> _RECORDS TO PROCESS_
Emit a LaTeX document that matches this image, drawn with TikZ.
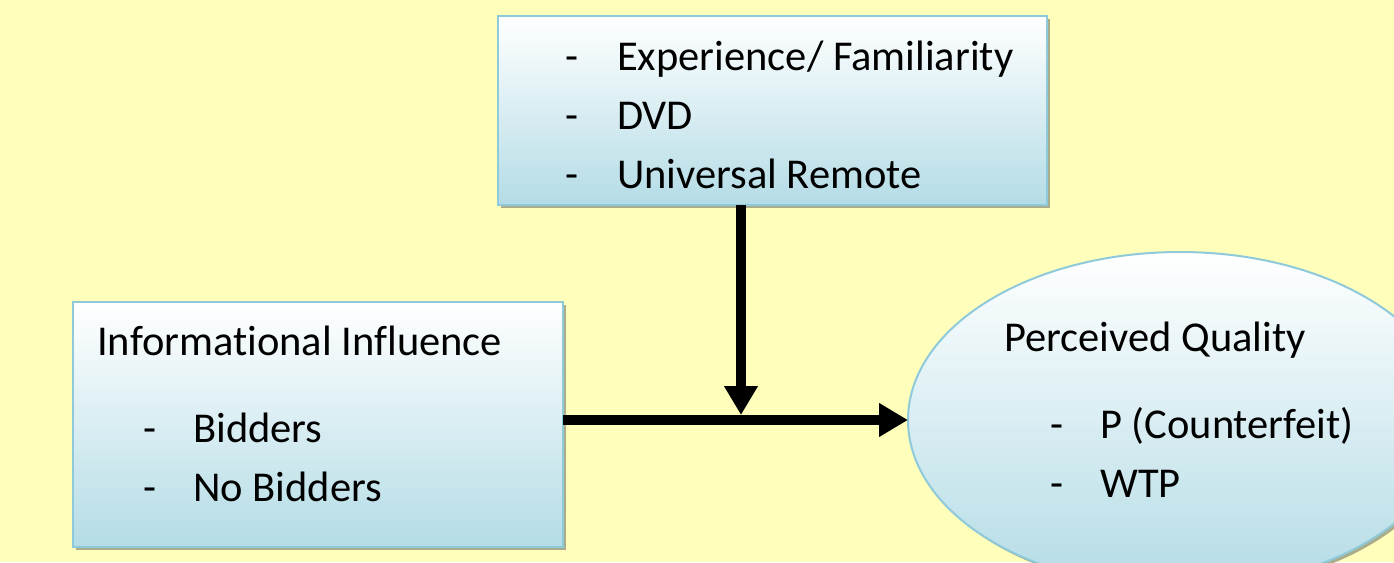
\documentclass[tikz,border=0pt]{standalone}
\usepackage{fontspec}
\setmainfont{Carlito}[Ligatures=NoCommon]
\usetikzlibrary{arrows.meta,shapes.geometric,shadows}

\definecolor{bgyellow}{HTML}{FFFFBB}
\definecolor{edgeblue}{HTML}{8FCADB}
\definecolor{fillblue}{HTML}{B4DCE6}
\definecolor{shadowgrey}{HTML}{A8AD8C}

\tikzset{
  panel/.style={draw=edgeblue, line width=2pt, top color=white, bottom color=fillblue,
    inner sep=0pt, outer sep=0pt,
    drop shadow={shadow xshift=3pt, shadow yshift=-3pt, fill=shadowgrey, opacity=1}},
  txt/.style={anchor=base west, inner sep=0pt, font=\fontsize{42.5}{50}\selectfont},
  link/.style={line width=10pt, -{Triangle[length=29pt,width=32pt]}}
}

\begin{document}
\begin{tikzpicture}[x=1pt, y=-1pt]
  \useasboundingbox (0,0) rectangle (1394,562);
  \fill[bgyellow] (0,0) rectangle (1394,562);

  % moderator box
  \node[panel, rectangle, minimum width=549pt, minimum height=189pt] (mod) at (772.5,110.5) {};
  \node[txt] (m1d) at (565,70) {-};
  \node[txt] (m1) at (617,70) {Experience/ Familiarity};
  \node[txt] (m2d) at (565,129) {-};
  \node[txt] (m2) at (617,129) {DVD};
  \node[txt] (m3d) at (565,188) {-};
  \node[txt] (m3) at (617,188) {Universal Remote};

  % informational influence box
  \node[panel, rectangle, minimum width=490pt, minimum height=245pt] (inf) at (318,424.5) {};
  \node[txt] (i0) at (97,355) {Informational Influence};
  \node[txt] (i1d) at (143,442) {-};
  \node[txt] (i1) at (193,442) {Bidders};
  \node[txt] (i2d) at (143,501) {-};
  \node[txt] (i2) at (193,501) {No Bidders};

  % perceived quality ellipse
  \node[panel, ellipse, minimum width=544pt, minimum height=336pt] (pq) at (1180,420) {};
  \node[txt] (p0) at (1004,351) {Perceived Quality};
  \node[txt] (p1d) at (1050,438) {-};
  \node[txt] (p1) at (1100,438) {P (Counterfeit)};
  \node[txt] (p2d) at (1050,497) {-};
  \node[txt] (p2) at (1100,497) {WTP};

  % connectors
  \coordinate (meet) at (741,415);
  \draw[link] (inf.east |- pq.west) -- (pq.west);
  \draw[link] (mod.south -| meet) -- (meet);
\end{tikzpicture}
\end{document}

==

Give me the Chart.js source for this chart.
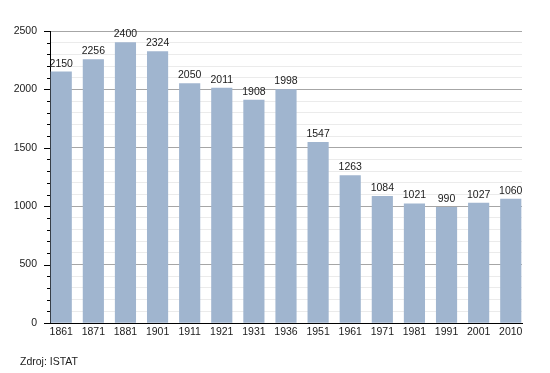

> _OBJECTIVE_
In the entries above, find the line that contains "Emit a LaTeX" and the line that contains "(i2) at (193,501)". Reproduce exactly those two lines and every line between them, but not the pictures.

> _FULL RESPONSE_
Emit a LaTeX document that matches this image, drawn with TikZ.
\documentclass[tikz,border=0pt]{standalone}
\usepackage{fontspec}
\setmainfont{Carlito}[Ligatures=NoCommon]
\usetikzlibrary{arrows.meta,shapes.geometric,shadows}

\definecolor{bgyellow}{HTML}{FFFFBB}
\definecolor{edgeblue}{HTML}{8FCADB}
\definecolor{fillblue}{HTML}{B4DCE6}
\definecolor{shadowgrey}{HTML}{A8AD8C}

\tikzset{
  panel/.style={draw=edgeblue, line width=2pt, top color=white, bottom color=fillblue,
    inner sep=0pt, outer sep=0pt,
    drop shadow={shadow xshift=3pt, shadow yshift=-3pt, fill=shadowgrey, opacity=1}},
  txt/.style={anchor=base west, inner sep=0pt, font=\fontsize{42.5}{50}\selectfont},
  link/.style={line width=10pt, -{Triangle[length=29pt,width=32pt]}}
}

\begin{document}
\begin{tikzpicture}[x=1pt, y=-1pt]
  \useasboundingbox (0,0) rectangle (1394,562);
  \fill[bgyellow] (0,0) rectangle (1394,562);

  % moderator box
  \node[panel, rectangle, minimum width=549pt, minimum height=189pt] (mod) at (772.5,110.5) {};
  \node[txt] (m1d) at (565,70) {-};
  \node[txt] (m1) at (617,70) {Experience/ Familiarity};
  \node[txt] (m2d) at (565,129) {-};
  \node[txt] (m2) at (617,129) {DVD};
  \node[txt] (m3d) at (565,188) {-};
  \node[txt] (m3) at (617,188) {Universal Remote};

  % informational influence box
  \node[panel, rectangle, minimum width=490pt, minimum height=245pt] (inf) at (318,424.5) {};
  \node[txt] (i0) at (97,355) {Informational Influence};
  \node[txt] (i1d) at (143,442) {-};
  \node[txt] (i1) at (193,442) {Bidders};
  \node[txt] (i2d) at (143,501) {-};
  \node[txt] (i2) at (193,501) {No Bidders};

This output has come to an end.